The freely floating currency system may have its advantages and disadvantages. However, it has fundamentally changed the way we look at currencies. In doing so, it has created one major obstacle. We now compare currencies with one another to check if they have gained or lost value. This way of measurement is bizarre to say the least!
Currencies are meant to be exchanged for goods. Hence, their value must be measured against the amount of goods that they can buy. Comparing them against one another will provide an extremely misleading image especially when all currencies are falling in value. That is precisely what is happening in the modern world. In this article, we will discuss how comparing currencies against one another presents a completely different image as compared to what the reality is.
All Currencies Have Lost Value in the Past Century
Under the so called freely floating currency regimes, nearly all of the currencies have lost value. The common man may not realize that their money is losing value right while staying in their pockets. In fact, it is even losing value when it is in banks and is earning interest! The interest earned is barely enough to provide a hedge against rising inflation. There is barely any real interest earned. In fact, most people lose money on a real basis when they park their currencies in banks.

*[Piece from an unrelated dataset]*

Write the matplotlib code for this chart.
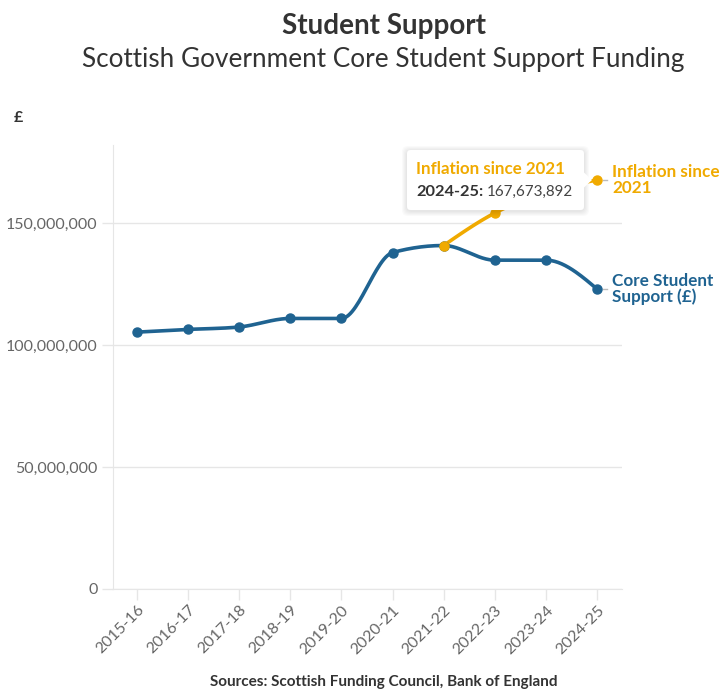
import matplotlib
matplotlib.use("Agg")
import matplotlib.pyplot as plt
from matplotlib.patches import FancyBboxPatch, Polygon
from matplotlib.ticker import FuncFormatter
import numpy as np

plt.rcParams['font.family'] = ['Lato', 'DejaVu Sans']

# academic years and funding series
years = ['2015-16', '2016-17', '2017-18', '2018-19', '2019-20',
         '2020-21', '2021-22', '2022-23', '2023-24', '2024-25']
core_support = [105.3e6, 106.4e6, 107.4e6, 110.9e6, 110.9e6,
                137.9e6, 140.8e6, 134.8e6, 134.8e6, 123.0e6]
# inflation-adjusted path starting from the 2021-22 value
inflation_years = ['2021-22', '2022-23', '2023-24', '2024-25']
inflation = [140.8e6, 154.1e6, 162.6e6, 167673892]

BLUE = '#1f6391'
GOLD = '#f0aa00'
GRID = '#e6e6e6'
TICKCOL = '#666666'
W, H = 721, 691


def monotone_curve(x, y, n=30):
    # monotone cubic (d3 curveMonotoneX style) through the points
    x = np.asarray(x, float)
    y = np.asarray(y, float)
    h = np.diff(x)
    s = np.diff(y) / h
    t = np.zeros(len(x))
    for i in range(1, len(x) - 1):
        p = (s[i - 1] * h[i] + s[i] * h[i - 1]) / (h[i - 1] + h[i])
        t[i] = (np.sign(s[i - 1]) + np.sign(s[i])) * min(abs(s[i - 1]), abs(s[i]), 0.5 * abs(p))
    if len(x) > 2:
        t[0] = (3 * s[0] - t[1]) / 2
        t[-1] = (3 * s[-1] - t[-2]) / 2
    else:
        t[:] = s[0]
    xs, ys = [], []
    for i in range(len(x) - 1):
        u = np.linspace(0, 1, n)
        h00 = 2 * u**3 - 3 * u**2 + 1
        h10 = u**3 - 2 * u**2 + u
        h01 = -2 * u**3 + 3 * u**2
        h11 = u**3 - u**2
        xs.append(x[i] + u * h[i])
        ys.append(h00 * y[i] + h10 * h[i] * t[i] + h01 * y[i + 1] + h11 * h[i] * t[i + 1])
    return np.concatenate(xs), np.concatenate(ys)


fig = plt.figure(figsize=(W / 100, H / 100), dpi=100)
ax = fig.add_axes([113 / W, 1 - 589 / H, (622 - 113) / W, (589 - 145) / H])

xi = np.arange(len(years))
xf = np.array([years.index(y) for y in inflation_years])

cx, cy = monotone_curve(xi, core_support)
ax.plot(cx, cy, color=BLUE, lw=2.6, solid_capstyle='round', zorder=3)
ax.plot(xi, core_support, 'o', color=BLUE, ms=6.5, zorder=4)

ix, iy = monotone_curve(xf, inflation)
ax.plot(ix, iy, color=GOLD, lw=2.6, solid_capstyle='round', zorder=3)
ax.plot(xf, inflation, 'o', color=GOLD, ms=6.5, zorder=4)

ax.set_xlim(-0.47, 9.49)
ax.set_ylim(0, 182e6)
ax.set_yticks([0, 50e6, 100e6, 150e6])
ax.yaxis.set_major_formatter(FuncFormatter(lambda v, p: f'{v:,.0f}'))
ax.set_xticks(xi)
ax.set_xticklabels(years, rotation=45, ha='right', rotation_mode='anchor')
ax.grid(axis='y', color=GRID, lw=1)
ax.set_axisbelow(True)
for side in ['top', 'right']:
    ax.spines[side].set_visible(False)
for side in ['left', 'bottom']:
    ax.spines[side].set_color(GRID)
ax.tick_params(axis='y', colors=GRID, labelcolor=TICKCOL, labelsize=11.5, length=8, width=1, pad=3)
ax.tick_params(axis='x', colors=GRID, labelcolor=TICKCOL, labelsize=11.5, length=8, width=1, pad=2)

# series labels at the right end of each line
ax.annotate('Inflation since\n2021', xy=(xf[-1], inflation[-1]), xytext=(11, 0),
            textcoords='offset points', va='center', ha='left', color=GOLD,
            fontsize=12.3, fontweight='bold', linespacing=1.0, annotation_clip=False)
ax.annotate('Core Student\nSupport (£)', xy=(xi[-1], core_support[-1]), xytext=(11, 0),
            textcoords='offset points', va='center', ha='left', color=BLUE,
            fontsize=12.3, fontweight='bold', linespacing=1.0, annotation_clip=False)
for yv in (inflation[-1], core_support[-1]):
    ax.plot([9.11, 9.2], [yv, yv], color='#bbbbbb', lw=1, clip_on=False, zorder=2)

# tooltip for the last inflation value
L, R, B, T = 407 / W, 584 / W, 1 - 210 / H, 1 - 150 / H
for k in range(1, 6):
    fig.patches.append(FancyBboxPatch((L - k / W, B - (k + 1) / H), R - L + 2 * k / W,
                                      T - B + 2 * k / H,
                                      boxstyle='round,pad=0,rounding_size=0.008',
                                      transform=fig.transFigure, fc='black', ec='none',
                                      alpha=0.018, zorder=5))
fig.patches.append(FancyBboxPatch((L, B), R - L, T - B,
                                  boxstyle='round,pad=0,rounding_size=0.005',
                                  transform=fig.transFigure, fc='white', ec='none', zorder=6))
fig.patches.append(Polygon([(R - 0.5 / W, 1 - 172 / H), (R + 8 / W, 1 - 180 / H),
                            (R - 0.5 / W, 1 - 188 / H)], closed=True,
                           transform=fig.transFigure, fc='white', ec='none', zorder=6))
fig.text(416 / W, 1 - 169 / H, 'Inflation since 2021', color=GOLD, fontsize=12.2,
         fontweight='bold', va='center', ha='left', zorder=7)
t1 = fig.text(416 / W, 1 - 192 / H, '2024-25:', color='#333333', fontsize=11.8,
              fontweight='bold', va='center', ha='left', zorder=7)
fig.canvas.draw()
bb = t1.get_window_extent()
fig.text((bb.x1 + 4) / W, 1 - 192 / H, f'{inflation[-1]:,.0f}', color='#444444',
         fontsize=10.9, va='center', ha='left', zorder=7)

# titles and notes
fig.text(0.532, 1 - 26 / H, 'Student Support', ha='center', va='center',
         fontsize=20, fontweight='bold', color='#333333')
fig.text(0.532, 1 - 60 / H, 'Scottish Government Core Student Support Funding',
         ha='center', va='center', fontsize=18.8, color='#333333')
fig.text(18 / W, 1 - 118 / H, '£', ha='center', va='center', fontsize=11.5,
         fontweight='bold', color='#333333')
fig.text(0.532, 1 - 682 / H, 'Sources: Scottish Funding Council, Bank of England',
         ha='center', va='center', fontsize=11, fontweight='bold', color='#333333')

fig.savefig('out.png', dpi=100)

The United States dollar has lost over 94% of its value in the past century. Similarly, other major currencies like the Pound sterling have also been in a major decline. This consistent fall in value is unprecedented given the fact that the value of the dollar remained almost unchanged for the century prior to this! That was the period when the dollar was backed by gold and silver i.e. with real value and fiat money was not the predominant monetary system of the world.

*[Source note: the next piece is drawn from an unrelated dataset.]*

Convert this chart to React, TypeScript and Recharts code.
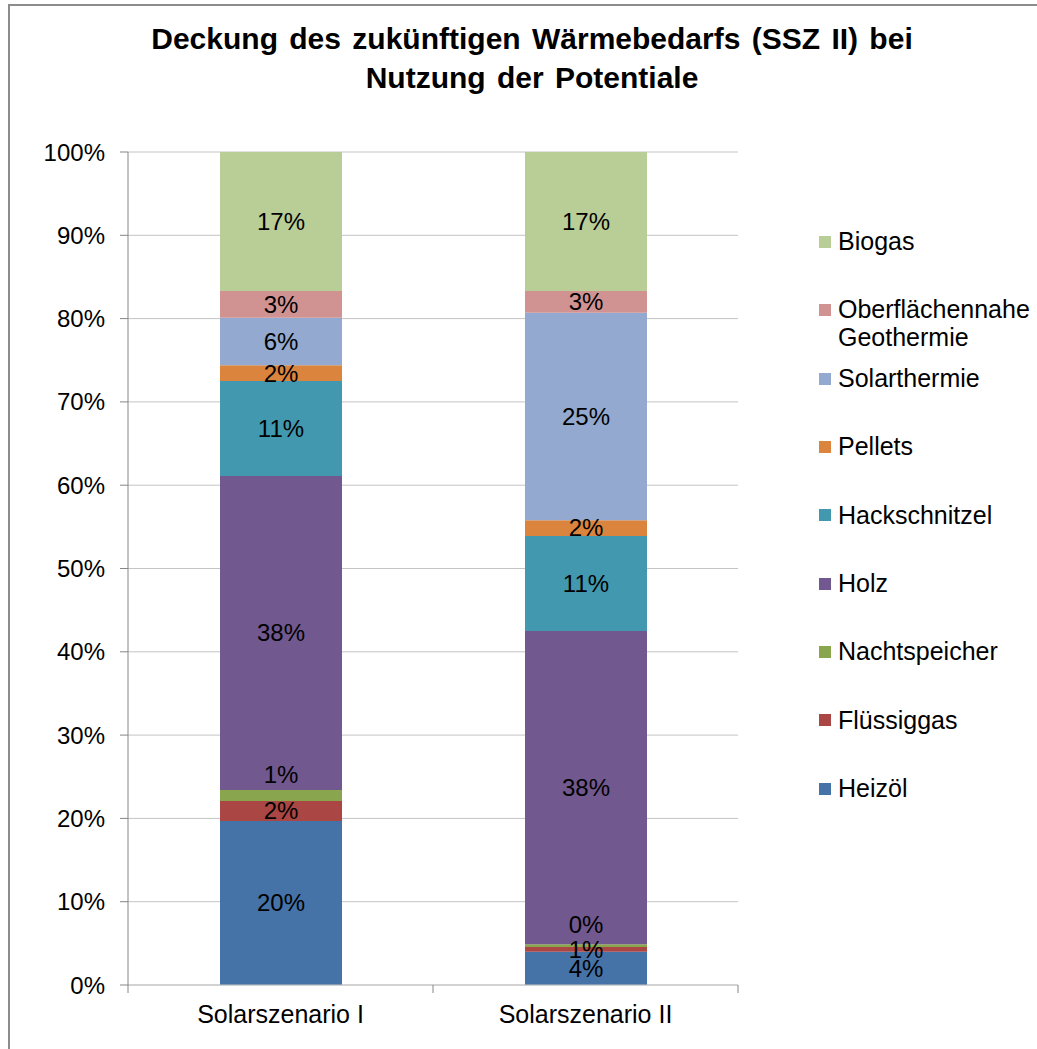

The case of the rapid decline in the value of the United States dollar is not unique. Rather all currencies have lost a lot of value in the past few years. This can largely be attributed to the rise of the fiat currency system worldwide and the fact that a floating rate exchange system creates a false impression that some currencies are gaining value whereas other are losing value when in reality everybody is facing a decline. It is the relative measurement which creates this distorted vision. The countries that seem to be appreciating are the ones that are experiencing the least fall in value. However, their value is declining and not rising!

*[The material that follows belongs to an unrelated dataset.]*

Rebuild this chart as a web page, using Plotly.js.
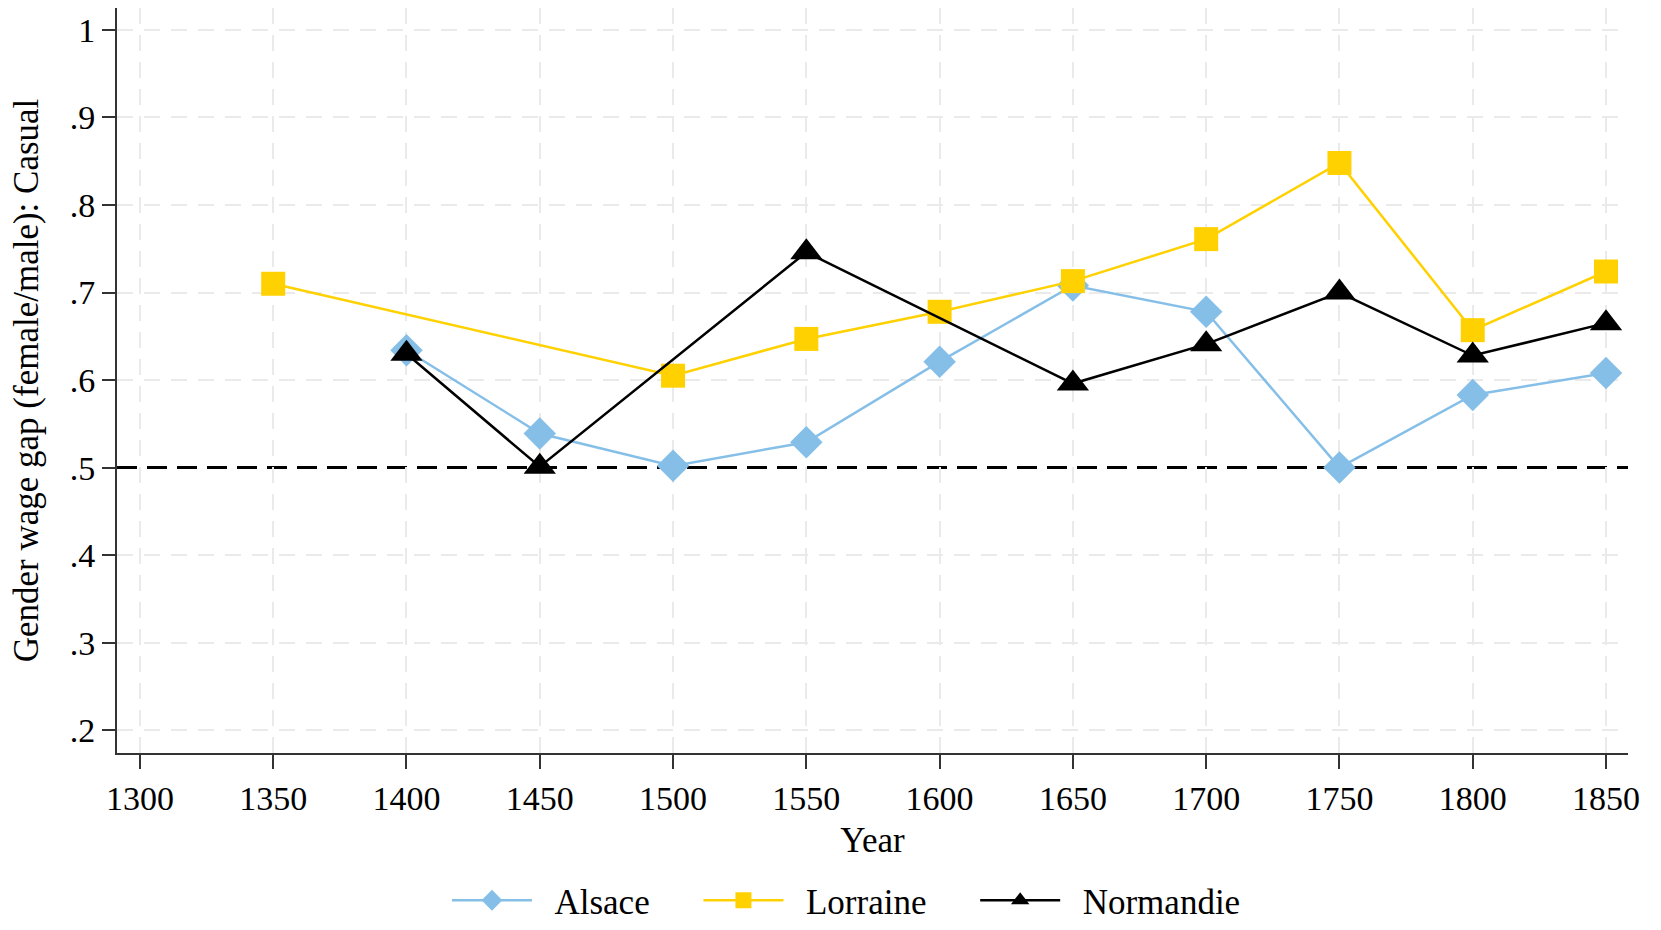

Changed Standard of Measurement
The modern foreign exchange system compares the value of one currency against the value of others. Thus, the value of the dollar is compared against the British pound or any such other currency. Hence, the movements in the dollar are relative to the movement in the pound. In this kind of measurement, both the currency units are variable and hence there is no stable basis to compare against.
So the dollar could be losing value in the real world due to inflation and the case could be same for the British pound as well. However, if the dollar is inflating less than the pound, it will appear as though it is appreciating against the pound! Thus, freely floating currencies end up becoming freely falling currencies. They gain or lose value when compared to one another whereas when it comes to buying goods and services in the real world all of them are have significantly lost purchasing power.
This can be contrasted with the gold standard. The value of gold was considered to be constant and the value of currencies would rise and fall against the gold. Thus, when the currency appreciated against the gold it also appreciated in the real world i.e. less of the currency was required to buy increasing quantities of goods and services. This was the gold standard. As we can see that the alternate system has led all the other currencies into a freefall!
Affects Underlying Economies
The freely falling currency system severely impacts the underlying economies as well. Inflation has become a way of life in the fiat money world! Workers expect their wages to rise more than their productivity. The loss of value that currencies face is considered to be the time value of money! Also, since the freely floating currencies change in value every minute, an obscene amount of resources are spent on predicting its future value. Speculators who add no value to the real world also end up making fortunes!
Thus, from a conservative standpoint, the gold standard was probably the best way in which the monetary system of the world could and should be organized. Currencies were a store of value during the gold standard era whereas in the era of freely floating exchange rates, they have simple become currencies that are freely falling in value!